Written instruction: How many lines of the records below contain the word "this"? Answer with the number alone.

Given data:
_ _ _

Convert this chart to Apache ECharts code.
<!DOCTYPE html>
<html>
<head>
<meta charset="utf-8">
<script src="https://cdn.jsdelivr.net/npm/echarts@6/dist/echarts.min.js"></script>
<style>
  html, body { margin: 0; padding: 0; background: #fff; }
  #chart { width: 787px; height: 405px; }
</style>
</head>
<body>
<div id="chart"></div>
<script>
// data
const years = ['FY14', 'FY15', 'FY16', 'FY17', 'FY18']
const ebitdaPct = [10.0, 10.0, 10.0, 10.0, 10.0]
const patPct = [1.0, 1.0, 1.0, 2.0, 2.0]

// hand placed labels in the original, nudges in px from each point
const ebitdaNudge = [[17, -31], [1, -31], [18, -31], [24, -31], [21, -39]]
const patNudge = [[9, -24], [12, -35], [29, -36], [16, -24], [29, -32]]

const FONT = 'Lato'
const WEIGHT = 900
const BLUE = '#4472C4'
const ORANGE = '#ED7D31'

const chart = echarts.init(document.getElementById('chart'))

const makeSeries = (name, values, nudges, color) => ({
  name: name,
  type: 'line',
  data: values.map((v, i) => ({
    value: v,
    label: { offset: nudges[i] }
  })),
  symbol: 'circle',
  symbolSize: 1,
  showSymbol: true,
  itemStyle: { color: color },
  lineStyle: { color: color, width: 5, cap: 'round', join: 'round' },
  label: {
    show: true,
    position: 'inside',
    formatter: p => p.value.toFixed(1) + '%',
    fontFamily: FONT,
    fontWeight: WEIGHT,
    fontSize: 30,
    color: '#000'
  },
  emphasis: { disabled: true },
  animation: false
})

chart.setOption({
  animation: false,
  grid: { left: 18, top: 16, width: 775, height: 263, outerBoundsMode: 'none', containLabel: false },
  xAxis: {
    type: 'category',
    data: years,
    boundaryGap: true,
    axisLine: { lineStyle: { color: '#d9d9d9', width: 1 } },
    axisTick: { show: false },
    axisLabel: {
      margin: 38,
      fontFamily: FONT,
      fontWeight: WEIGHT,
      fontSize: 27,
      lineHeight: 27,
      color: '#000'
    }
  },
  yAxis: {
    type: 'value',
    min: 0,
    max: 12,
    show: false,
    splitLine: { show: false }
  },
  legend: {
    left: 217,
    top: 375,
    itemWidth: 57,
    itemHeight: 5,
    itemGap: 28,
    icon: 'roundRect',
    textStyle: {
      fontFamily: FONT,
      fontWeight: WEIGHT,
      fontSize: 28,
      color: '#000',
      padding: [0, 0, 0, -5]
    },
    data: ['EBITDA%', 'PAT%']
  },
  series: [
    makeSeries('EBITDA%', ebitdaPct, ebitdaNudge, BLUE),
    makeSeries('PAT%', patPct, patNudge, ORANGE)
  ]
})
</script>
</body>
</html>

_ _ _

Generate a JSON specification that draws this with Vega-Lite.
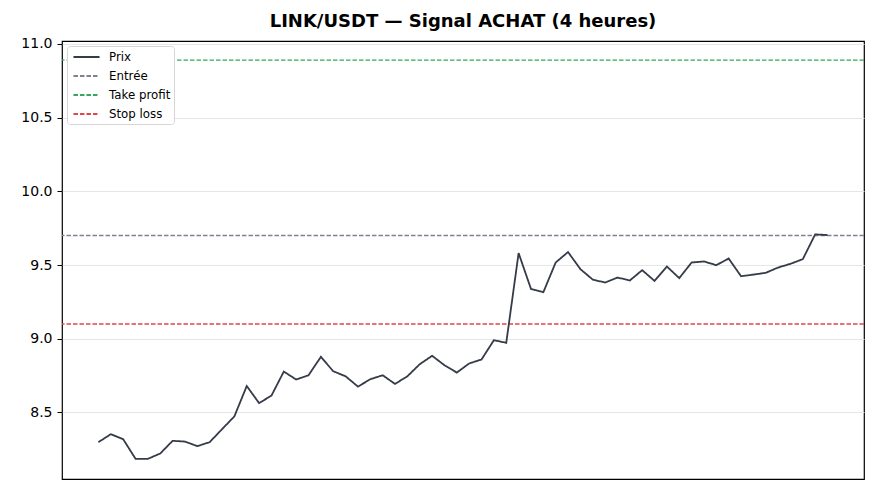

_ _ _

Finished answer: 2